THKP-C bugünün Türkiye’sinde en çok ihtiyacımız olan şeyleri Kızıldere’de tek tek sınamıştır. Politik önderlik, devrimci dayanışma, devrimci savaş, irade, cesaret, anti-emperyalizm, antifaşizm ve daha birçok kavramı ölümün üzerine yürüyerek sınamıştır. Bugünden Kızıldere’ye baktığımızda özlemini duyduğumuz şeyler nostaljik duygular değil tarihin gerektirdiği maddi gerçekliklerdir. Kızıldere mazide kalmış bir hatıra değil, bir savaş çağrısıdır. Tam da bu nedenle ODTÜ ÖTK’yı, Yeni Çeltek’i, Tariş’i, Fatsa’yı ve bunların en somut ifadesi olan Devrimci Yol’u yaratan Kızıldere’nin ortaya çıkardığı inançtır. En yapılamaz denildiği günlerde dahi oligarşiye, faşizme, emperyalizme karşı devrimin olanaklarını öngörebilmektir.

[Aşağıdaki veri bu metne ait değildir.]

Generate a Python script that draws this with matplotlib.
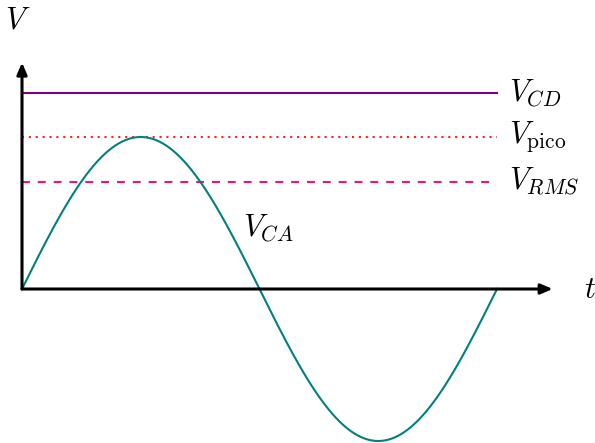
import numpy as np
import matplotlib.pyplot as plt

plt.rcParams['mathtext.fontset'] = 'cm'

# signal levels (peak normalised to 1)
v_peak = 1.0
v_rms = v_peak / np.sqrt(2)
v_dc = 1.29
t_end = 2 * np.pi

level_values = [v_dc, v_peak, v_rms]
level_labels = [r'$V_{CD}$', r'$V_{\mathrm{pico}}$', r'$V_{RMS}$']
level_colors = ['#800080', '#FF2020', '#E8148A']
level_styles = ['-', (0, (1, 2.3)), (0, (3.8, 3.8))]

t = np.linspace(0, t_end, 400)
v_ac = v_peak * np.sin(t)

# pixel scale of the drawing
W, H = 595, 443
ox, oy = 22, 289
sx = 475 / t_end
sy = 152 / v_peak

fig = plt.figure(figsize=(W / 100, H / 100), dpi=100)
ax = fig.add_axes([0, 0, 1, 1])
ax.set_xlim(-ox / sx, (W - ox) / sx)
ax.set_ylim(-(H - oy) / sy, oy / sy)
ax.axis('off')

# axes with arrow heads
arrow = dict(arrowstyle='-|>,head_length=0.7,head_width=0.3', color='black',
             lw=2.2, shrinkA=0, shrinkB=0)
ax.annotate('', xy=(7.02, 0), xytext=(0, 0), arrowprops=arrow)
ax.annotate('', xy=(0, 1.49), xytext=(0, 0), arrowprops=arrow)
ax.text(7.52, 0, r'$t$', fontsize=22, ha='center', va='center')
ax.text(-0.05, 1.77, r'$V$', fontsize=22, ha='center', va='center')

# horizontal reference levels
for val, lab, col, ls in zip(level_values, level_labels, level_colors, level_styles):
    ax.plot([0, t_end], [val, val], color=col, ls=ls, lw=1.5)
    ax.text(t_end + 0.16, val, lab, fontsize=22, ha='left', va='center')

ax.plot(t, v_ac, color='#008080', lw=1.5)
ax.text(2.92, 0.40, r'$V_{CA}$', fontsize=22, ha='left', va='center')

fig.savefig('out.png', dpi=100)
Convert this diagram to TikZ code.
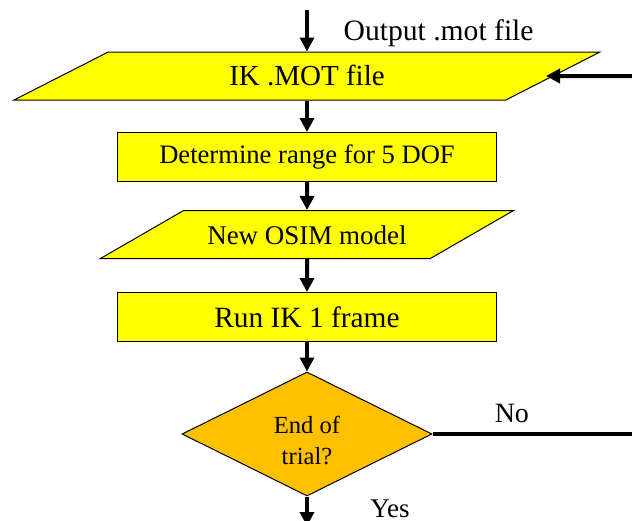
\documentclass[tikz,border=0pt]{standalone}
\usepackage{fontspec}
\setmainfont{Liberation Serif}
\usepackage{tikz}
\usetikzlibrary{shapes.geometric,arrows.meta}
\definecolor{ioyellow}{HTML}{FFFF00}
\definecolor{decorange}{HTML}{FFC000}

\begin{document}
\begin{tikzpicture}[node distance=2cm, auto, x=1pt, y=1pt]
    \tikzstyle{block} = [rectangle, draw=black, line width=0.5pt, fill=ioyellow, minimum width=189.5pt, minimum height=24.5pt, inner sep=0pt]
    \tikzstyle{io} = [trapezium, trapezium stretches body, draw=black, line width=0.5pt, fill=ioyellow, inner xsep=0pt, inner ysep=5.75pt, text height=11pt, text depth=1.5pt]
    \tikzstyle{decision} = [diamond, aspect=2, draw=black, line width=0.5pt, fill=decorange, minimum width=125pt, minimum height=62pt, inner sep=0pt]
    \tikzstyle{line} = [draw, -{Triangle[width=7pt, length=7pt]}, line width=2pt]

    \useasboundingbox [fill=white] (0,0) rectangle (316,-260);

    \node [io, trapezium left angle=27, trapezium right angle=153, minimum width=293pt, font=\fontsize{14.5}{17}\selectfont] (mot) at (153.5,-38) {IK .MOT file};
    \node [block, below of=mot, node distance=40.5pt, font=\fontsize{13.3}{16}\selectfont] (range) {Determine range for 5 DOF};
    \node [io, below of=range, node distance=38.75pt, trapezium left angle=30, trapezium right angle=150, minimum width=206.5pt, font=\fontsize{13.5}{16}\selectfont] (osim) {New OSIM model};
    \node [block, below of=osim, node distance=41.25pt, font=\fontsize{14.7}{17}\selectfont] (runik) {Run IK 1 frame};
    \node [decision, below of=runik, node distance=58.5pt, label={[align=center, yshift=-3.5pt, font=\fontsize{12.3}{15.5}\selectfont]center:End of\\trial?}] (endtrial) {};

    \coordinate (fromtop) at (153.5,-5);
    \coordinate (loopin) at (318,-38);
    \coordinate (loopout) at (318,-217);
    \coordinate (tobottom) at (153.5,-263);

    \path [line] (fromtop) -- node [pos=0.55, right=14pt, font=\fontsize{14.8}{17}\selectfont] (outlbl) {Output .mot file} (mot);
    \path [line] (mot) -- (range);
    \path [line] (range) -- (osim);
    \path [line] (osim) -- (runik);
    \path [line] (runik) -- (endtrial);
    \path [line, shorten >=-4pt] (loopin) -- (mot.east);
    \path [draw, line width=2pt] (endtrial.east) -- node [pos=0.39, above=1.2pt, font=\fontsize{14}{17}\selectfont] (nolbl) {No} (loopout);
    \path [line] (endtrial) -- (tobottom);
    \node [anchor=base west, inner sep=0pt, font=\fontsize{13.5}{16}\selectfont] (yeslbl) at (185,-258.5) {Yes};
\end{tikzpicture}
\end{document}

Bugün faşizmin, piyasalaştırmanın, gericiliğin kol gezdiği ülkemizde “üniversiteler de memleket de bizimdir!” mücadelesini verebilmenin, salgın koşullarında ölüme terk edilen işçilerin, sağlık emekçilerinin hak talebi mücadelesinin, gücünü sokakta göstermekten bir an olsun geri durmayan kadınların bu coğrafyada yeni bir devrimci hareketi yaratma iradesi tam 49 yıllık bir devrimci mirasın ışıklı yolundan geçmektedir. Gençlik, tarih boyunca devrimin temel gücü olmuştur. Tıpkı Kızıldere’ye canları pahasına giden THKP-C savaşçılarının akıllara, tarihe kazınan gücü gibi… İşte, bizler Devrimci Gençlik olarak Kızıldere’den emperyalizme, faşizme ve oligarşiye karşı atılan mermilerden, “biz buraya dönmeye değil, ölmeye geldik” diyen Mahir’den, ölüme meydan okuyarak halk düşmanlarının cesaretini kıran ON’lardan alıyoruz. Bu öyle bir inançtır ki üniversitelerden memlekete dünyanıza kabus olur ve cesaretimizin her bir zerresi Saray’ınızın kapısına dikilir. Kızıldere son değil, savaş sürüyor!